Output interpretations

Detailed information of the output columns can be found on the yame summary page. Basically, a higher log2oddsratio indicates a stronger association between the feature being tested and the query set. Generally, a large log2 odds ratio is typically considered to be around 2 or greater, with values between 1 and 2 often being viewed as potentially important and worthy of further investigation, while values around 0.5 might be considered a small effect size. For significance testing, seasame R package provided the testEnrichmentFisherN function, which is also provided in the yame github R page. The four input parameters correspond to the four columns from yame summary output.

ND = N_mask
NQ = N_query
NDQ = N_overlap
NU = N_universe

Built in differential calling function

yame pairwise -H 1 -c 10 <(yame subset sample1.cg sample1) <(yame subset sample2.cg sample2) -o output.cg

-H controls directionality and -c controls minimum coverage.

Enrichment testing with background (new)

Selecting the appropriate background for enrichment testing is crucial because it can significantly impact the interpretation of the results. Usually, we use the background set that is measured in the experiment under different conditions.

yame mask -c query.cg universe.cg | yame summary -m feature.cm - > yourfile.txt

Enrichment testing with background (old)

To enable enrichment testing with background, we need to prepare the .cx file to include the two bed files (one is for the query set, one is for the background set).

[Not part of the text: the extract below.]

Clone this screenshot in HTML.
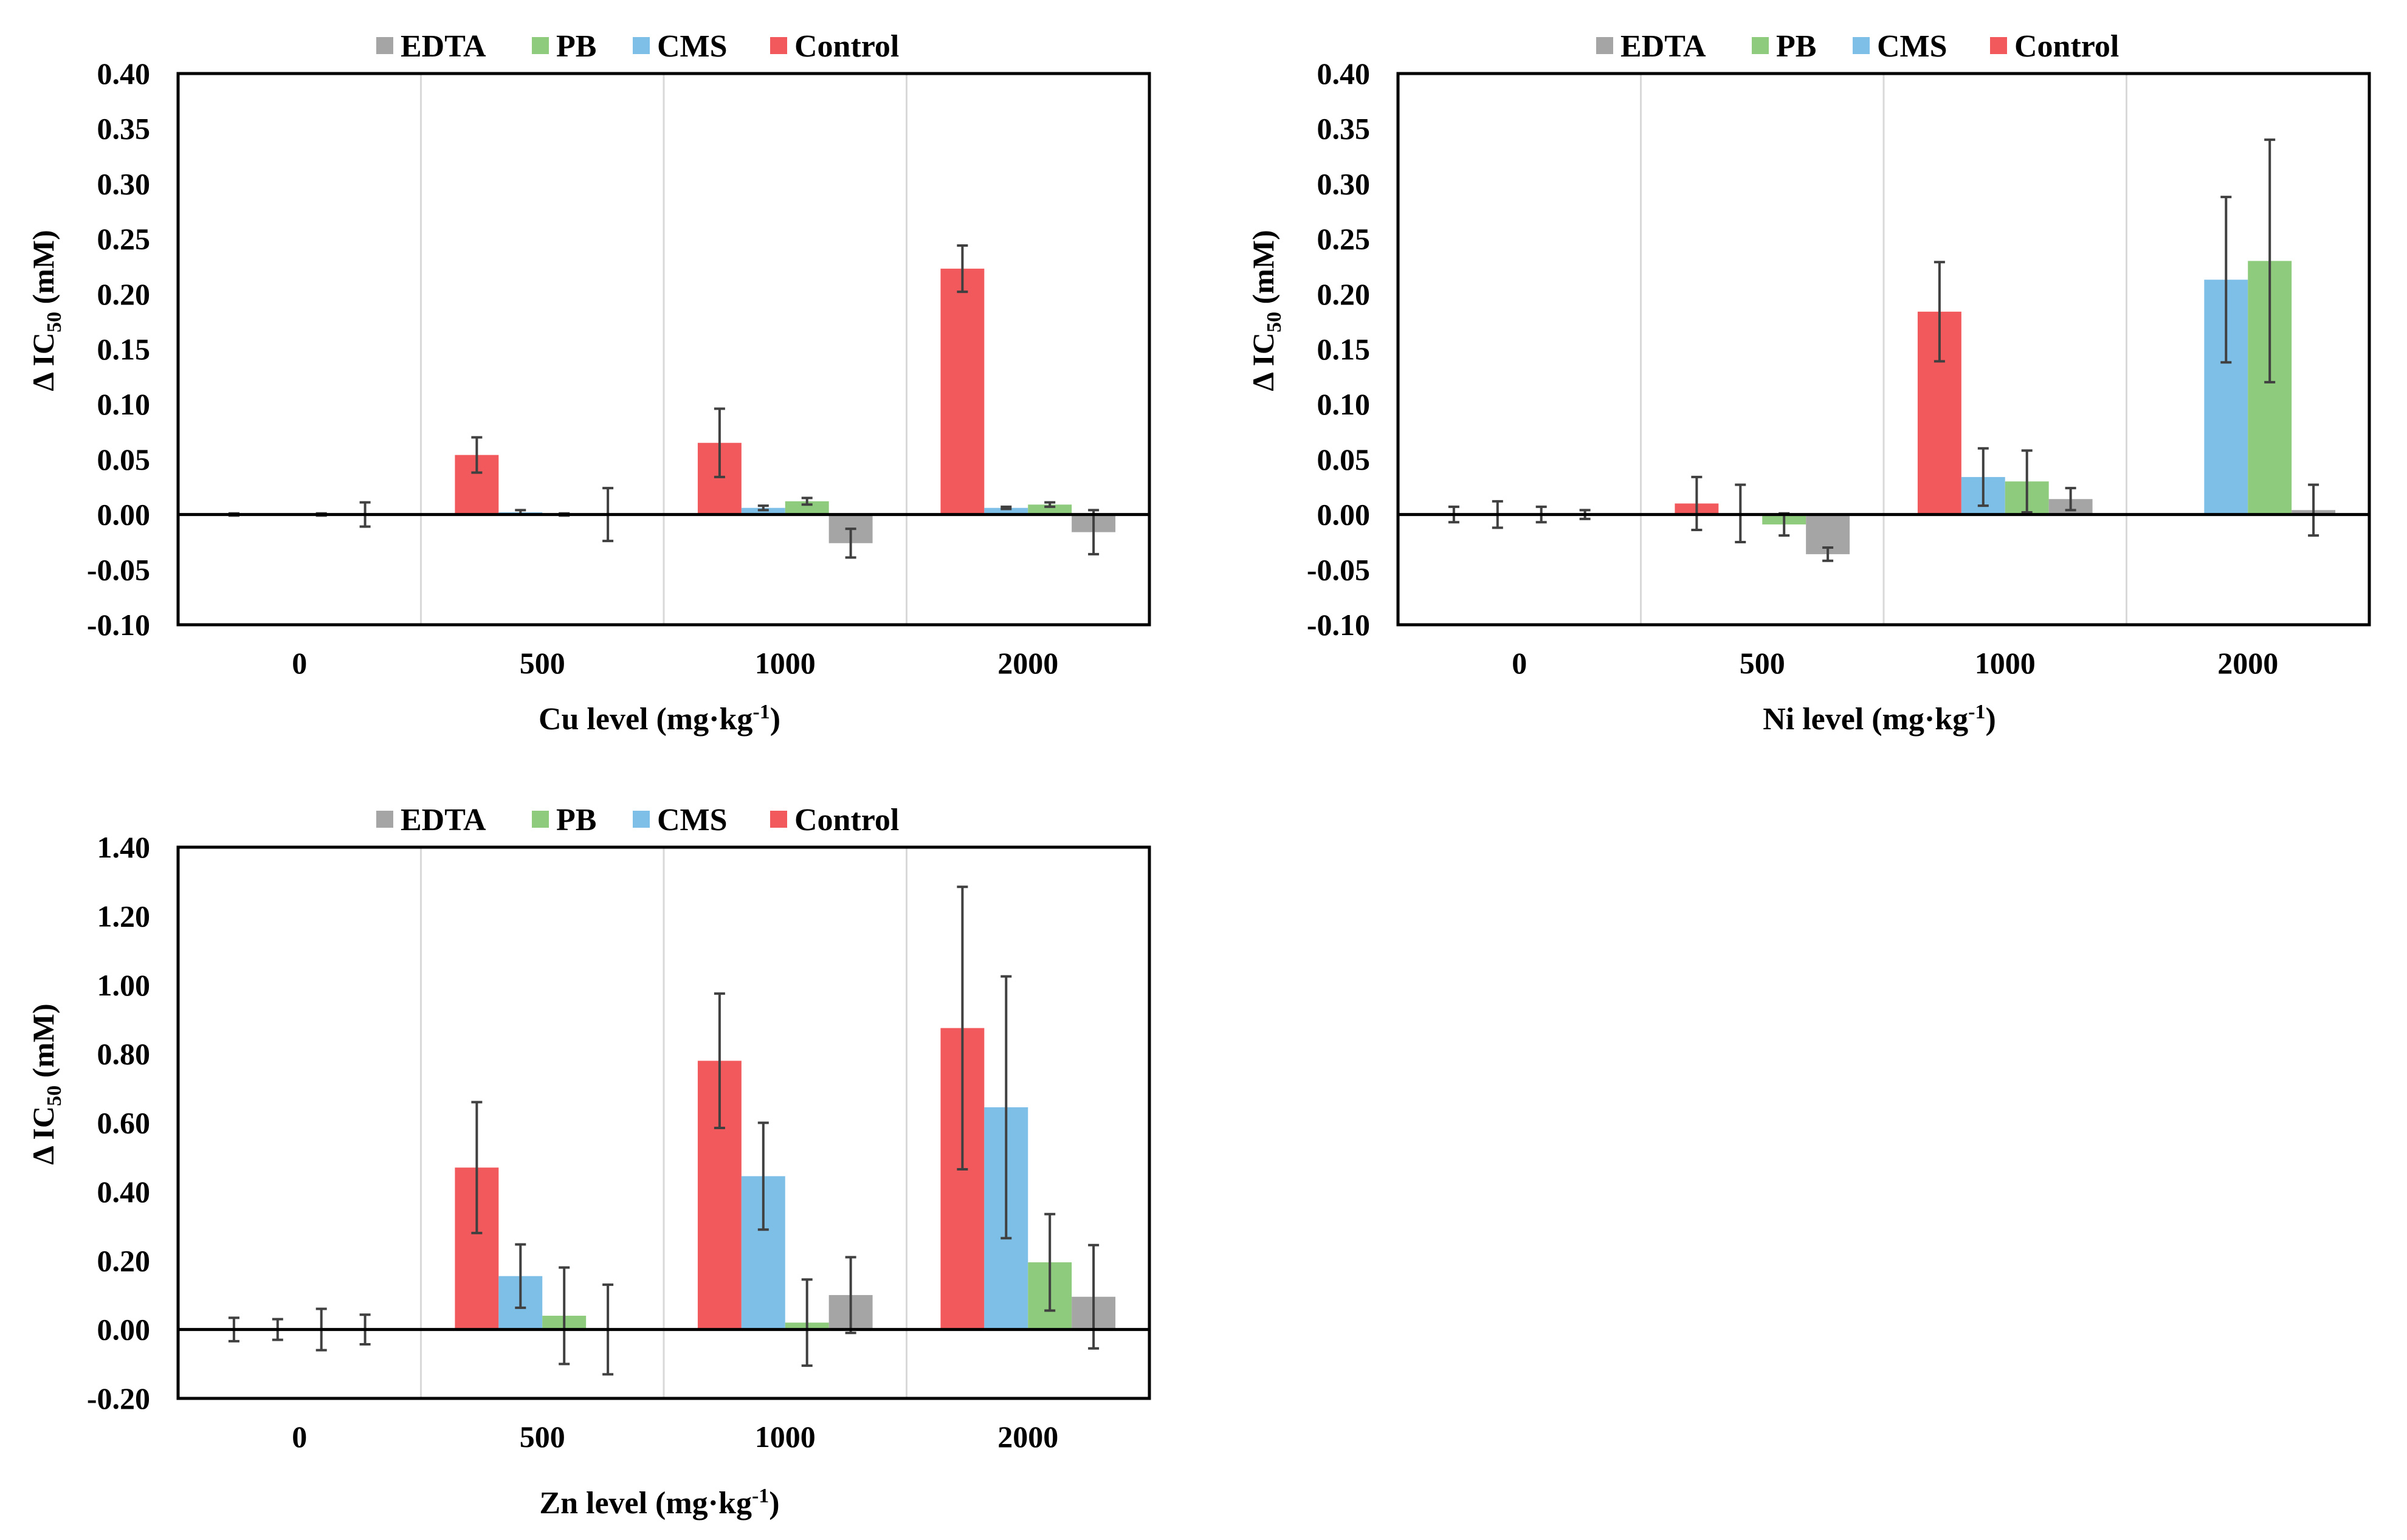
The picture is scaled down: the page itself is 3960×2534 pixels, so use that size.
<!DOCTYPE html>
<html><head><meta charset="utf-8"><style>
html,body{margin:0;padding:0;background:#fff;}
svg{display:block;font-family:"Liberation Serif",serif;font-weight:bold;}
</style></head><body>
<svg id="fig" width="3960" height="2534" viewBox="0 0 3960 2534" xmlns="http://www.w3.org/2000/svg"></svg>
<script>
const categories = ["0","500","1000","2000"];
const seriesNames = ["Control","CMS","PB","EDTA"];
const legendOrder = ["EDTA","PB","CMS","Control"];
// Cu
const cuControl = [0, 0.054, 0.065, 0.223];
const cuCMS = [0, 0.002, 0.006, 0.006];
const cuPB = [0, 0, 0.012, 0.009];
const cuEDTA = [0, 0, -0.026, -0.016];
const cuControlErr = [0.001, 0.016, 0.031, 0.021];
const cuCMSErr = [0, 0.002, 0.002, 0.001];
const cuPBErr = [0.001, 0.001, 0.003, 0.002];
const cuEDTAErr = [0.011, 0.024, 0.013, 0.02];
// Ni
const niControl = [0, 0.010, 0.184, 0];
const niCMS = [0, 0.001, 0.034, 0.213];
const niPB = [0, -0.009, 0.030, 0.230];
const niEDTA = [0, -0.036, 0.014, 0.004];
const niControlErr = [0.007, 0.024, 0.045, 0];
const niCMSErr = [0.012, 0.026, 0.026, 0.075];
const niPBErr = [0.007, 0.010, 0.028, 0.11];
const niEDTAErr = [0.004, 0.006, 0.010, 0.023];
// Zn
const znControl = [0, 0.47, 0.78, 0.875];
const znCMS = [0, 0.155, 0.445, 0.645];
const znPB = [0, 0.04, 0.02, 0.195];
const znEDTA = [0, 0, 0.10, 0.095];
const znControlErr = [0.034, 0.19, 0.195, 0.41];
const znCMSErr = [0.03, 0.092, 0.155, 0.38];
const znPBErr = [0.06, 0.14, 0.125, 0.14];
const znEDTAErr = [0.043, 0.13, 0.11, 0.15];
const smallTicks = ["0.40","0.35","0.30","0.25","0.20","0.15","0.10","0.05","0.00","-0.05","-0.10"];
const znTicks = ["1.40","1.20","1.00","0.80","0.60","0.40","0.20","0.00","-0.20"];

const colors = {Control:"#F2595C", CMS:"#7EBFE7", PB:"#8ECB7D", EDTA:"#A5A5A5"};
const NS = "http://www.w3.org/2000/svg";
const svg = document.getElementById("fig");
function mk(tag, attrs, parent){
  const e = document.createElementNS(NS, tag);
  for (const k in attrs) e.setAttribute(k, attrs[k]);
  (parent||svg).appendChild(e);
  return e;
}

function drawChart(opt){
  const g = mk("g", {});
  
  
  const L = opt.x0, R = opt.x0 + 1598, T = opt.y0, B = opt.y0 + 907;
  const yMin = opt.yMin, yMax = opt.yMax;
  const yScale = v => T + (yMax - v) / (yMax - yMin) * (B - T);
  const catW = (R - L) / categories.length;
  const xCat = i => L + catW * (i + 0.5);
  const barW = catW * 0.18;
  for (let i = 1; i < categories.length; i++) {
    const s = mk("line", {x1: L + catW*i, x2: L + catW*i, y1: T, y2: B, stroke: "#d9d9d9", "stroke-width": 3}, g);
    
    
  }
  const vals = opt.values, errs = opt.errors;
  seriesNames.forEach((sn, si) => {
    categories.forEach((c, ci) => {
      const v = vals[si][ci];
      const x = xCat(ci) - 2*barW + si*barW;
      const y0 = yScale(0), y1 = yScale(v);
      const r = mk("rect", {x: x, y: Math.min(y0,y1), width: barW, height: Math.abs(y1-y0), fill: colors[sn]}, g);
      
      
      const e = errs[si][ci];
      if (e > 0) {
        const cx = x + barW/2;
        const eg = mk("g", {stroke: "#404040", "stroke-width": 4}, g);
        
        
        mk("line", {x1: cx, x2: cx, y1: yScale(v+e), y2: yScale(v-e)}, eg);
        mk("line", {x1: cx-9, x2: cx+9, y1: yScale(v+e), y2: yScale(v+e)}, eg);
        mk("line", {x1: cx-9, x2: cx+9, y1: yScale(v-e), y2: yScale(v-e)}, eg);
      }
    });
  });
  const z = mk("line", {x1: L, x2: R, y1: yScale(0), y2: yScale(0), stroke: "#000", "stroke-width": 5}, g);
  
  
  const f = mk("rect", {x: L, y: T, width: R-L, height: B-T, fill: "none", stroke: "#000", "stroke-width": 5}, g);
  
  
  opt.ticks.forEach(t => {
    const tx = mk("text", {x: L - 46, y: yScale(parseFloat(t)) + 17, "text-anchor": "end", "font-size": 50}, g);
    tx.textContent = t;
    
    
  });
  categories.forEach((c, ci) => {
    const tx = mk("text", {x: xCat(ci), y: T + 987, "text-anchor": "middle", "font-size": 50}, g);
    tx.textContent = c;
    
    
  });
  const xt = mk("text", {x: L + 792, y: opt.xTitleY, "text-anchor": "middle", "font-size": 52}, g);
  
  
  xt.appendChild(document.createTextNode(opt.metal + " level (mg\u00b7kg"));
  const sup = mk("tspan", {dy: -18, "font-size": 34}, xt); sup.textContent = "-1";
  const cl = mk("tspan", {dy: 18}, xt); cl.textContent = ")";
  const yc = T + 390;
  const yt = mk("text", {x: 0, y: 0, "text-anchor": "middle", "font-size": 50, transform: "translate(" + (L - 205) + "," + yc + ") rotate(-90)"}, g);
  
  
  yt.appendChild(document.createTextNode("\u0394 IC"));
  const sb = mk("tspan", {dy: 12, "font-size": 34}, yt); sb.textContent = "50";
  const rest = mk("tspan", {dy: -12}, yt); rest.textContent = " (mM)";
  const lg = mk("g", {}, g);
  
  
  const lx = [0, 256, 422, 648];
  legendOrder.forEach((sn, i) => {
    const eg = mk("g", {}, lg);
    
    
    const bx = L + 326 + lx[i];
    mk("rect", {x: bx, y: opt.legendY - 14, width: 28, height: 28, fill: colors[sn]}, eg);
    const t = mk("text", {x: bx + 40, y: opt.legendY + 18, "font-size": 52}, eg);
    t.textContent = sn;
  });
}

drawChart({name: "cu-chart", metal: "Cu", x0: 293, y0: 121, yMin: -0.10, yMax: 0.40, ticks: smallTicks,
  values: [cuControl, cuCMS, cuPB, cuEDTA], errors: [cuControlErr, cuCMSErr, cuPBErr, cuEDTAErr],
  legendY: 75, xTitleY: 1200});
drawChart({name: "ni-chart", metal: "Ni", x0: 2300, y0: 121, yMin: -0.10, yMax: 0.40, ticks: smallTicks,
  values: [niControl, niCMS, niPB, niEDTA], errors: [niControlErr, niCMSErr, niPBErr, niEDTAErr],
  legendY: 75, xTitleY: 1200});
drawChart({name: "zn-chart", metal: "Zn", x0: 293, y0: 1394, yMin: -0.20, yMax: 1.40, ticks: znTicks,
  values: [znControl, znCMS, znPB, znEDTA], errors: [znControlErr, znCMSErr, znPBErr, znEDTAErr],
  legendY: 1348, xTitleY: 2490});
</script>
</body></html>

bedtools intersect -a cpg_nocontig.bed.gz -b query.bed -sorted -c | cut -f4 > query_intersect.bed
bedtools intersect -a cpg_nocontig.bed.gz -b background.bed -sorted -c | cut -f4 > background_intersect.bed

And then we put them together where the first column is the query and the second column is the background set.

paste query_intersect.bed background_intersect.bed | yame pack -f6 - > query_background.cg

Conducting enrichment testing with background using yame summary is the same procedure as shown above.